** start Records shown **
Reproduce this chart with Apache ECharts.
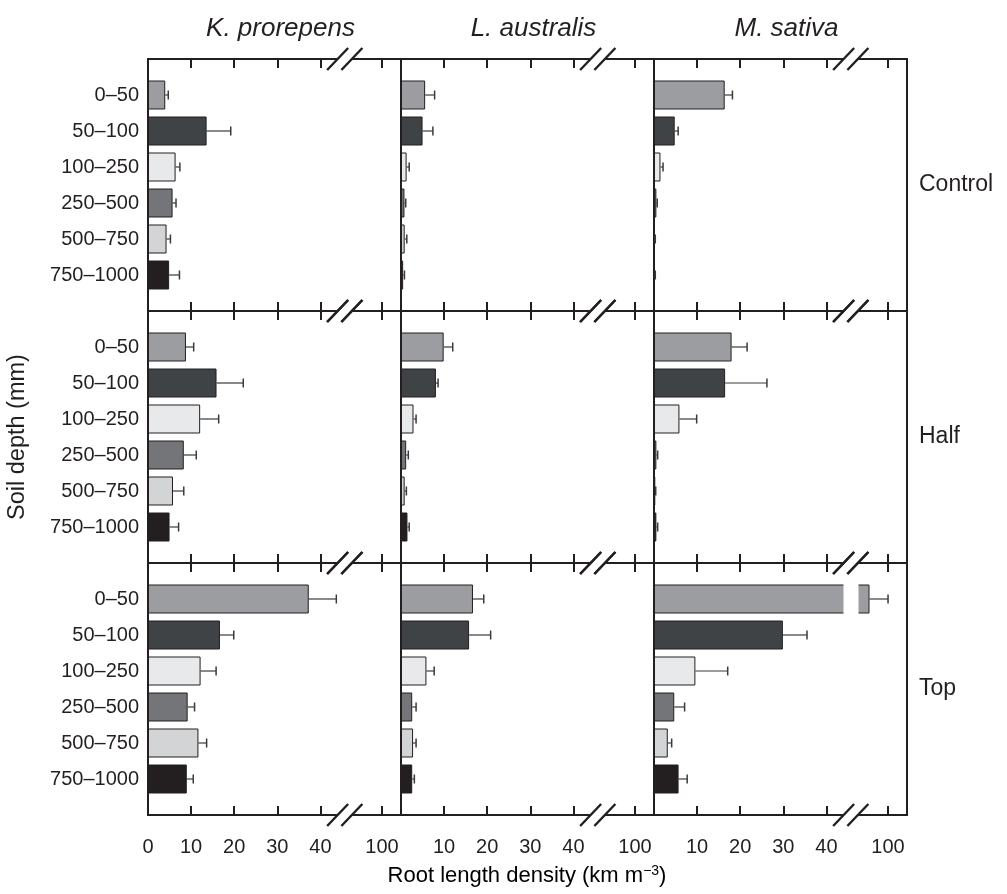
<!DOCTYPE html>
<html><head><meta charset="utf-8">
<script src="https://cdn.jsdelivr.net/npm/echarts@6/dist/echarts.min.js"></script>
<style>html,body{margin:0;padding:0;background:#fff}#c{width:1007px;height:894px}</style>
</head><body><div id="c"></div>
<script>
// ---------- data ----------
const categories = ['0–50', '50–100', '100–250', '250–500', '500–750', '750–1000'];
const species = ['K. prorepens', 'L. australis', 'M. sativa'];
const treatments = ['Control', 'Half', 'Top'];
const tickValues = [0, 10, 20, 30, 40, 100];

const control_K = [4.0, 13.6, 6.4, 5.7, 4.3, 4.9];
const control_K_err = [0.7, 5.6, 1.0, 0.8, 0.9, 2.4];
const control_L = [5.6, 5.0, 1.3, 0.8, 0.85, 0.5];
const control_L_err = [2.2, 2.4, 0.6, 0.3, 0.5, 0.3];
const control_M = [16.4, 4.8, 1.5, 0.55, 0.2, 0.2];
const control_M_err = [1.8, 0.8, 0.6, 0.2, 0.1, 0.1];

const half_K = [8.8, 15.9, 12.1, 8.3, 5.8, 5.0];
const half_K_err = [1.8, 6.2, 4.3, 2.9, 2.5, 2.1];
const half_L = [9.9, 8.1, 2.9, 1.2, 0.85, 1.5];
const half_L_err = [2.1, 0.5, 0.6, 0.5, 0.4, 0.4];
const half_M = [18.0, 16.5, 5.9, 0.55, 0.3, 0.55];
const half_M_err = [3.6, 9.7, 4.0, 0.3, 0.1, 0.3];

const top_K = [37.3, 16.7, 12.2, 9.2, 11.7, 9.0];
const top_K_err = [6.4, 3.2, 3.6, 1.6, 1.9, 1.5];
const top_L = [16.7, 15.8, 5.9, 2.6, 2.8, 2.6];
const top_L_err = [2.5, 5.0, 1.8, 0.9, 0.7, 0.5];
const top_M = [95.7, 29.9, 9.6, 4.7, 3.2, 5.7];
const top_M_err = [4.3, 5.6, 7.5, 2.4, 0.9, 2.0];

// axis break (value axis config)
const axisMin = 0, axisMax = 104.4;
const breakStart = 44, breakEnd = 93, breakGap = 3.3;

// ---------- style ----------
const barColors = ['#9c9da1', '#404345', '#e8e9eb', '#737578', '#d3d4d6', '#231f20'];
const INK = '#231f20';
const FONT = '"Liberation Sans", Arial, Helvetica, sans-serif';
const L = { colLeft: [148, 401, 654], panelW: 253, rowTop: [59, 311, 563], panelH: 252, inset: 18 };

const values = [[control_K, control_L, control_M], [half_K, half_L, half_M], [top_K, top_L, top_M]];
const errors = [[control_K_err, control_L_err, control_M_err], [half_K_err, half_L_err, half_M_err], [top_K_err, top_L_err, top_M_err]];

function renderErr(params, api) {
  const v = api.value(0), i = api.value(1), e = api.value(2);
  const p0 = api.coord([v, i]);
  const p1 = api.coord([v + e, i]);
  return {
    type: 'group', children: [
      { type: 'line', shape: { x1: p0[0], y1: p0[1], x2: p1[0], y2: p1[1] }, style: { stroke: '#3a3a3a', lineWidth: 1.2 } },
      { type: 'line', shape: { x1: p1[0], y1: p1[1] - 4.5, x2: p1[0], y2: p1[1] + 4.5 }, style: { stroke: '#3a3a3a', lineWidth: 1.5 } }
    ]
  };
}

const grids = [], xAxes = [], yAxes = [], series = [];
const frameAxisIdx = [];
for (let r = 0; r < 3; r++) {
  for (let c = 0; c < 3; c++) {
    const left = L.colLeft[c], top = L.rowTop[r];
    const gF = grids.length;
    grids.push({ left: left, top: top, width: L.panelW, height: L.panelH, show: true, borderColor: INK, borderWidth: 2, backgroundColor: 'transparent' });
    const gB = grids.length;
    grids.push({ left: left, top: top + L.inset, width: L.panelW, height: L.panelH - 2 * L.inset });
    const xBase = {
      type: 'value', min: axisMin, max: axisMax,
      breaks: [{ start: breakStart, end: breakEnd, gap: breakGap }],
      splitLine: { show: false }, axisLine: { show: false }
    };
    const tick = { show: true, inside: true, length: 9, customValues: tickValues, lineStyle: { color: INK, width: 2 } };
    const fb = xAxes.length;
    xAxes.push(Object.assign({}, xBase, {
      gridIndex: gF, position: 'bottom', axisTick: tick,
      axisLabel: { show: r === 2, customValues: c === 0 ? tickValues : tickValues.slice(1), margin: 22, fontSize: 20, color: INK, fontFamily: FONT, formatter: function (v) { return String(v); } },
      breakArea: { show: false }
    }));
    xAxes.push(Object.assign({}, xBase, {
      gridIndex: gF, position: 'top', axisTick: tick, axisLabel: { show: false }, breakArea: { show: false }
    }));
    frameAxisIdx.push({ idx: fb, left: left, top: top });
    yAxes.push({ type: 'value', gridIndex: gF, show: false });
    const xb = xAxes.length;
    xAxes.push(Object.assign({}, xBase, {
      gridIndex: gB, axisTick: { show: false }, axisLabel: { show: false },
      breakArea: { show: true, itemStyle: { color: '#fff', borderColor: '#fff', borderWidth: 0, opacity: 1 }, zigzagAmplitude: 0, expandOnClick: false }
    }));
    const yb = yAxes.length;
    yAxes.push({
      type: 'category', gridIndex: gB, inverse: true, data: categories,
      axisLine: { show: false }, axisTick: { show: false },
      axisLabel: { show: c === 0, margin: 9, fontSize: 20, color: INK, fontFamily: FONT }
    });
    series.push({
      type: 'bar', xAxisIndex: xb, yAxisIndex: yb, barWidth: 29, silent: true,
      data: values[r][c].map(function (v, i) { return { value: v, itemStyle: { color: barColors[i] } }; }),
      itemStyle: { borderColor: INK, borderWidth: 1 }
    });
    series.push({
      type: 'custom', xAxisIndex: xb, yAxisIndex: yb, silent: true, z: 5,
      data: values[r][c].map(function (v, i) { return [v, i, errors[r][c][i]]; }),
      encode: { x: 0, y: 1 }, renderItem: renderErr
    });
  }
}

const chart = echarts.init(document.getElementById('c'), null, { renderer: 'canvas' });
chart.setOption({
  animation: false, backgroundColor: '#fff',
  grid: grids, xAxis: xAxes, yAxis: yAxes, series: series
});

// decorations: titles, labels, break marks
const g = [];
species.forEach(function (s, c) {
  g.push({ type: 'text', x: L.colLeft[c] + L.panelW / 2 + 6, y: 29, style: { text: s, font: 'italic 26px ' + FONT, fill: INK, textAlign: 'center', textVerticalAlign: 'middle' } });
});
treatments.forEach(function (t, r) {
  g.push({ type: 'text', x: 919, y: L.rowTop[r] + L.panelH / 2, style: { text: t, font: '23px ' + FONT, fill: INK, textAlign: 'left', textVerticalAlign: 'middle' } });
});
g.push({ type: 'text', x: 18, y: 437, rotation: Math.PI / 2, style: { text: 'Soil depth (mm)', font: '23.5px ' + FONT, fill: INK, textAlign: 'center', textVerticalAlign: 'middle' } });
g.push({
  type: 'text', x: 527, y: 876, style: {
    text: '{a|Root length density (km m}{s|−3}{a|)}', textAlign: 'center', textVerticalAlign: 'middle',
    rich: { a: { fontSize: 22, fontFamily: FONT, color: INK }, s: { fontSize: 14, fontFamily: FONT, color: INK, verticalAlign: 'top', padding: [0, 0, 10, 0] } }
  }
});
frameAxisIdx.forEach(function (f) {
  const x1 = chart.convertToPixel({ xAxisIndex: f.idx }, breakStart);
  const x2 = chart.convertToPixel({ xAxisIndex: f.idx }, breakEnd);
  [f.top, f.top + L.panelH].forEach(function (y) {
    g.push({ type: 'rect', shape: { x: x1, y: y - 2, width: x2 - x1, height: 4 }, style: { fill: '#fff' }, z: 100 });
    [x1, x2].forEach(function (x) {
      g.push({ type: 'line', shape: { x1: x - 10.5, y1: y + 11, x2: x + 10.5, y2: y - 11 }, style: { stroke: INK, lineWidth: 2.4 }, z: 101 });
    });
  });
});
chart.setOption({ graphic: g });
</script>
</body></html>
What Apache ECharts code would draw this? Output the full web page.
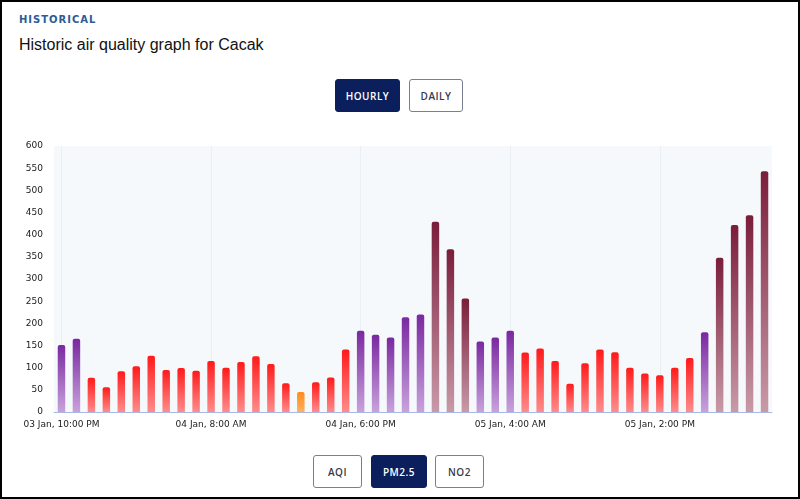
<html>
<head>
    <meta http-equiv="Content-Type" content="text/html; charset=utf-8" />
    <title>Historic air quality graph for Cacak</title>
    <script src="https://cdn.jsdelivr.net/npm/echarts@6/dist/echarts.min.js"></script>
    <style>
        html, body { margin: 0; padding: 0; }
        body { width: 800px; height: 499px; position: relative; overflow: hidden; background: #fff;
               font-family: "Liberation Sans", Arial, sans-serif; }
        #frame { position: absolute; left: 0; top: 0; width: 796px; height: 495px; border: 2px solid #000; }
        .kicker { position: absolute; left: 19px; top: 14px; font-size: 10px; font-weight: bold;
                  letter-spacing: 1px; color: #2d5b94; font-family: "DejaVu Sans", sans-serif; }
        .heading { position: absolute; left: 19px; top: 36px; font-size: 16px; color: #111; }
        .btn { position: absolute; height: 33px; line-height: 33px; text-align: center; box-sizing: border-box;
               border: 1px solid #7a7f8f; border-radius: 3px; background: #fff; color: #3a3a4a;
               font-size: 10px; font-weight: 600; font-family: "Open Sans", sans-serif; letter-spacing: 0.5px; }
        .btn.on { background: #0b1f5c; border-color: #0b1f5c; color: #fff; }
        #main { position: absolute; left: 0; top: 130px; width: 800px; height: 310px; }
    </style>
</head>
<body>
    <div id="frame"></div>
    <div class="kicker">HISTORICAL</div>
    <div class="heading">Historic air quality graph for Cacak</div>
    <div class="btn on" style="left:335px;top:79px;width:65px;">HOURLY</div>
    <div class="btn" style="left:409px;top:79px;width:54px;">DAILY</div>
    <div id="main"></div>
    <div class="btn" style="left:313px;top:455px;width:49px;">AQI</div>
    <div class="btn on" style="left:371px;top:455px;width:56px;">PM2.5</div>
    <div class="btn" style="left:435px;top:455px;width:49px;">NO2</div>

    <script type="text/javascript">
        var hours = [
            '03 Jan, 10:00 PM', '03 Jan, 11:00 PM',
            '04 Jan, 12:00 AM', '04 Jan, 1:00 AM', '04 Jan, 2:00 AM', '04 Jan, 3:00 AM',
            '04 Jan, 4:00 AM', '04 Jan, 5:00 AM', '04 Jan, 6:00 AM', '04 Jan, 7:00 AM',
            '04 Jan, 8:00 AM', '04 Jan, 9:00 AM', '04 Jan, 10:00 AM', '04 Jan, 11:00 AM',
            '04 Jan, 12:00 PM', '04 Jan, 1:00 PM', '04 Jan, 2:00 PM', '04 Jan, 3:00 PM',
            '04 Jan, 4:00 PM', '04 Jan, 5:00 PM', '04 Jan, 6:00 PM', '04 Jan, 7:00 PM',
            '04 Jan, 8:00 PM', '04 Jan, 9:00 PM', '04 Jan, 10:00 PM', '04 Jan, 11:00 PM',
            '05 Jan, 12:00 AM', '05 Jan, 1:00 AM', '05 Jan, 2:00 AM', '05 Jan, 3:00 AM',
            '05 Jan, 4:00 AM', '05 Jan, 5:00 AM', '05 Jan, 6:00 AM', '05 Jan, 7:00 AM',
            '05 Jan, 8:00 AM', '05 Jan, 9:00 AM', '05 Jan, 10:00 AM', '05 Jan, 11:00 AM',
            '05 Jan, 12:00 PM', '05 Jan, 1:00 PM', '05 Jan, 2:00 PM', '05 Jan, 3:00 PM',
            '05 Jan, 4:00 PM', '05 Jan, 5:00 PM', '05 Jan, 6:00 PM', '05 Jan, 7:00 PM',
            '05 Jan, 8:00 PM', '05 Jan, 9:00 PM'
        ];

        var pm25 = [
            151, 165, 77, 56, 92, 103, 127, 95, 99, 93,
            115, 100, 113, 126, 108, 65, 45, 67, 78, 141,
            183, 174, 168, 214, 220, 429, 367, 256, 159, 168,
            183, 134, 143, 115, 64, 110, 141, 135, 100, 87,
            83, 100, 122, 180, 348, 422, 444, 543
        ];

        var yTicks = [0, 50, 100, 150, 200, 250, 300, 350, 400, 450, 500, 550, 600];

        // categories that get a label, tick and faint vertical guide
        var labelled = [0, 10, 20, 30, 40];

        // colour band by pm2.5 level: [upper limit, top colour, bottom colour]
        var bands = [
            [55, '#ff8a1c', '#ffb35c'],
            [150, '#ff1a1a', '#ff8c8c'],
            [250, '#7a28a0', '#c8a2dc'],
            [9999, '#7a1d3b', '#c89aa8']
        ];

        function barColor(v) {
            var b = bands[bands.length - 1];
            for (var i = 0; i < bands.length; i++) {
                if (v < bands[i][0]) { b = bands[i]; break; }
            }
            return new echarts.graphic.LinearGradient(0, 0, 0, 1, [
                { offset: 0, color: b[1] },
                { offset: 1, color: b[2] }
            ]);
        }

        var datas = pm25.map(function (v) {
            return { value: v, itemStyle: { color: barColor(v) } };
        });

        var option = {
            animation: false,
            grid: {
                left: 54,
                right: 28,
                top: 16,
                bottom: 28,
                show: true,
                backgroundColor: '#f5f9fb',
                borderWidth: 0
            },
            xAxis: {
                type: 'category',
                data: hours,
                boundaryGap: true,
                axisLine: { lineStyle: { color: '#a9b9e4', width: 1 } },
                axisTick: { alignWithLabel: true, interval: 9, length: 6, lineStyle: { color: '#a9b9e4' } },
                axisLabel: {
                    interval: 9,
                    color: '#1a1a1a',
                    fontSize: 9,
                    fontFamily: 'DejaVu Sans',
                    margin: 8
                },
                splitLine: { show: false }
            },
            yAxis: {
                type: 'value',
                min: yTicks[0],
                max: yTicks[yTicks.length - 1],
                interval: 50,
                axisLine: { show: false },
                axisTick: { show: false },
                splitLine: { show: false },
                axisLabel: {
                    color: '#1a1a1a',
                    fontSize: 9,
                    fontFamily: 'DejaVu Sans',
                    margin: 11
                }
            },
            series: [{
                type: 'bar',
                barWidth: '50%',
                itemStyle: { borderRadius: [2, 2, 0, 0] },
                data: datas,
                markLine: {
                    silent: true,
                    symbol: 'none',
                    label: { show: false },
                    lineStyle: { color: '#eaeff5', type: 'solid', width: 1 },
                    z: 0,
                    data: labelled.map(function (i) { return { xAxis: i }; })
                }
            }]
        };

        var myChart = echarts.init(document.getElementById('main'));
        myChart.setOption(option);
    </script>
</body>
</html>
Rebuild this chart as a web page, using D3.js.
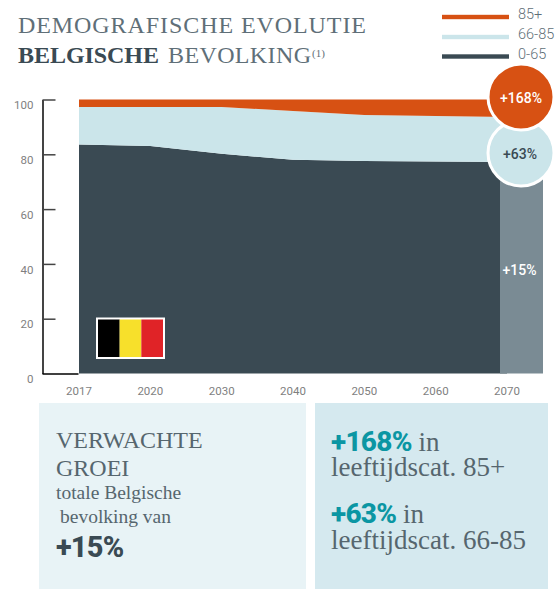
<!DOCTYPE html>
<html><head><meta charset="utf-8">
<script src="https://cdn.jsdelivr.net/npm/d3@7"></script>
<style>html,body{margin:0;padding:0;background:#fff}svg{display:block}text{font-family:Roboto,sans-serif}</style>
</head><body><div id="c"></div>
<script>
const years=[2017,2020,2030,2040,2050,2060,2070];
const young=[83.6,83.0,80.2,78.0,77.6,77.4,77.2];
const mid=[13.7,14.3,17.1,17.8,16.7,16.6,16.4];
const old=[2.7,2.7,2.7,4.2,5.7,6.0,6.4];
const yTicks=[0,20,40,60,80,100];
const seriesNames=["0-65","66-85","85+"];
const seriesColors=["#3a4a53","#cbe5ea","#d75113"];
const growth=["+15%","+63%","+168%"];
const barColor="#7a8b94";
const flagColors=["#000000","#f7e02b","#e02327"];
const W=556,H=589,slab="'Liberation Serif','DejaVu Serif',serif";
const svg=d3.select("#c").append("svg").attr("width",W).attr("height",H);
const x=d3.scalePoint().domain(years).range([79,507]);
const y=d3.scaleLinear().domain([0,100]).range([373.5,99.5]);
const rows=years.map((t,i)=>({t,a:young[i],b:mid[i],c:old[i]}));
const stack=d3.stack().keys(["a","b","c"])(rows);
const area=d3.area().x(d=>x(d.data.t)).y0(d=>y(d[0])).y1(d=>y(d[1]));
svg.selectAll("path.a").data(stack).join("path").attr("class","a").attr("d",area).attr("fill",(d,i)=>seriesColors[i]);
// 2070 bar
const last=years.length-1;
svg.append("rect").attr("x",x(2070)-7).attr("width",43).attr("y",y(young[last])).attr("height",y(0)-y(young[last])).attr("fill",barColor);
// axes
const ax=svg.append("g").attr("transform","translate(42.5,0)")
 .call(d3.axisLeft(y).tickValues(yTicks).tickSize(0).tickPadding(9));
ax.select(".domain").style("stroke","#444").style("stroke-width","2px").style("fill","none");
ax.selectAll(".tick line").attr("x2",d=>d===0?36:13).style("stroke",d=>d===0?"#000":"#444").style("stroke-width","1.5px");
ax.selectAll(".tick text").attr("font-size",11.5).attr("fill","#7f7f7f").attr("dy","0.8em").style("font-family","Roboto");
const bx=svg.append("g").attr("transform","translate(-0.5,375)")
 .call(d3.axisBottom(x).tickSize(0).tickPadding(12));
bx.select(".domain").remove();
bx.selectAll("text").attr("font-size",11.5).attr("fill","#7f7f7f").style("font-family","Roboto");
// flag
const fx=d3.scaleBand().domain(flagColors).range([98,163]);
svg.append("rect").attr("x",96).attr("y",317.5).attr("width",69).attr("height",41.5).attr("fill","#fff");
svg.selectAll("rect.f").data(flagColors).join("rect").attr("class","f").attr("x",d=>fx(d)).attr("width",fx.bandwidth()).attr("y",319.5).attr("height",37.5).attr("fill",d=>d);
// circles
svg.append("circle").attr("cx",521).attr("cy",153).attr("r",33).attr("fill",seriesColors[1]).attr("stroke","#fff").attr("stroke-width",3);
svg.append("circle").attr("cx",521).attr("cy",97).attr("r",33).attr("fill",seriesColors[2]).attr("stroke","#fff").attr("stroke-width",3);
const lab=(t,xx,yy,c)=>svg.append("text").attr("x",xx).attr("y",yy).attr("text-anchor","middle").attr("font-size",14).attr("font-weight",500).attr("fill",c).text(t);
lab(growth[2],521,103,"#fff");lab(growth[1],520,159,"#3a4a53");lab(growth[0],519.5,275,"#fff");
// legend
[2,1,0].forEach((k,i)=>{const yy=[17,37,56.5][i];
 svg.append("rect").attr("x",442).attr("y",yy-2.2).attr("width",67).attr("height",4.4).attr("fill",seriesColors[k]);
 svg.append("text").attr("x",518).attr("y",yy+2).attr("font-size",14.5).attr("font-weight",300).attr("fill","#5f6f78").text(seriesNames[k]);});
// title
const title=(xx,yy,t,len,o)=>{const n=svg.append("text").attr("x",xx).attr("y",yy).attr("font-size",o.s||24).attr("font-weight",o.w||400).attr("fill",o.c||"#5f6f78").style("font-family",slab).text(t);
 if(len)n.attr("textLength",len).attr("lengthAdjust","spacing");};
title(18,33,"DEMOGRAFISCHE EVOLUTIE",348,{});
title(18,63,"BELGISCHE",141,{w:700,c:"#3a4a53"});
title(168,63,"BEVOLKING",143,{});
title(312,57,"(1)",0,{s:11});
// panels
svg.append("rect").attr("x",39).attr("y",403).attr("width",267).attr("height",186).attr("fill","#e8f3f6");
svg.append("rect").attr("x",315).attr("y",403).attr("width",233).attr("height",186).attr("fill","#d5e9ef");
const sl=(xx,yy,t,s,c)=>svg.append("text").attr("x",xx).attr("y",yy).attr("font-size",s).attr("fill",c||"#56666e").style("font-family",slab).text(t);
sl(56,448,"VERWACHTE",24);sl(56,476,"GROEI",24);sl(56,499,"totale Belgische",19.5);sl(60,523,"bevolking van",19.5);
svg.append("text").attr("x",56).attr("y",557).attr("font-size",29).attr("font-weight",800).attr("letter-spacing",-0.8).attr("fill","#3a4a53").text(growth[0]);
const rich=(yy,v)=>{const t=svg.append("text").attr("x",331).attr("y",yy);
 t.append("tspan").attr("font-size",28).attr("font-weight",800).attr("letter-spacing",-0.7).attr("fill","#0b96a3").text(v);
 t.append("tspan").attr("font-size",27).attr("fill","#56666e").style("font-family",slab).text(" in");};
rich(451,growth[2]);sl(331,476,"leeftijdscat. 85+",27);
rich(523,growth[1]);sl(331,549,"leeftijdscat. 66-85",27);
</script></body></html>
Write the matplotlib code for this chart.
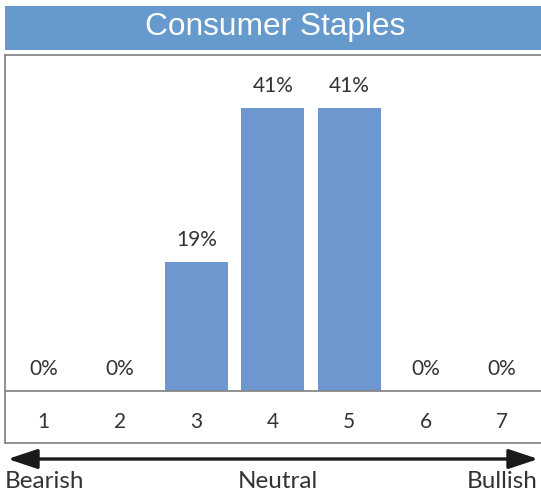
** end Records shown **
Restate only the lines running from the start of the material above through the line containing "252, inset: 18", ends included. No pictures.

▶ Full solution:
Reproduce this chart with Apache ECharts.
<!DOCTYPE html>
<html><head><meta charset="utf-8">
<script src="https://cdn.jsdelivr.net/npm/echarts@6/dist/echarts.min.js"></script>
<style>html,body{margin:0;padding:0;background:#fff}#c{width:1007px;height:894px}</style>
</head><body><div id="c"></div>
<script>
// ---------- data ----------
const categories = ['0–50', '50–100', '100–250', '250–500', '500–750', '750–1000'];
const species = ['K. prorepens', 'L. australis', 'M. sativa'];
const treatments = ['Control', 'Half', 'Top'];
const tickValues = [0, 10, 20, 30, 40, 100];

const control_K = [4.0, 13.6, 6.4, 5.7, 4.3, 4.9];
const control_K_err = [0.7, 5.6, 1.0, 0.8, 0.9, 2.4];
const control_L = [5.6, 5.0, 1.3, 0.8, 0.85, 0.5];
const control_L_err = [2.2, 2.4, 0.6, 0.3, 0.5, 0.3];
const control_M = [16.4, 4.8, 1.5, 0.55, 0.2, 0.2];
const control_M_err = [1.8, 0.8, 0.6, 0.2, 0.1, 0.1];

const half_K = [8.8, 15.9, 12.1, 8.3, 5.8, 5.0];
const half_K_err = [1.8, 6.2, 4.3, 2.9, 2.5, 2.1];
const half_L = [9.9, 8.1, 2.9, 1.2, 0.85, 1.5];
const half_L_err = [2.1, 0.5, 0.6, 0.5, 0.4, 0.4];
const half_M = [18.0, 16.5, 5.9, 0.55, 0.3, 0.55];
const half_M_err = [3.6, 9.7, 4.0, 0.3, 0.1, 0.3];

const top_K = [37.3, 16.7, 12.2, 9.2, 11.7, 9.0];
const top_K_err = [6.4, 3.2, 3.6, 1.6, 1.9, 1.5];
const top_L = [16.7, 15.8, 5.9, 2.6, 2.8, 2.6];
const top_L_err = [2.5, 5.0, 1.8, 0.9, 0.7, 0.5];
const top_M = [95.7, 29.9, 9.6, 4.7, 3.2, 5.7];
const top_M_err = [4.3, 5.6, 7.5, 2.4, 0.9, 2.0];

// axis break (value axis config)
const axisMin = 0, axisMax = 104.4;
const breakStart = 44, breakEnd = 93, breakGap = 3.3;

// ---------- style ----------
const barColors = ['#9c9da1', '#404345', '#e8e9eb', '#737578', '#d3d4d6', '#231f20'];
const INK = '#231f20';
const FONT = '"Liberation Sans", Arial, Helvetica, sans-serif';
const L = { colLeft: [148, 401, 654], panelW: 253, rowTop: [59, 311, 563], panelH: 252, inset: 18 };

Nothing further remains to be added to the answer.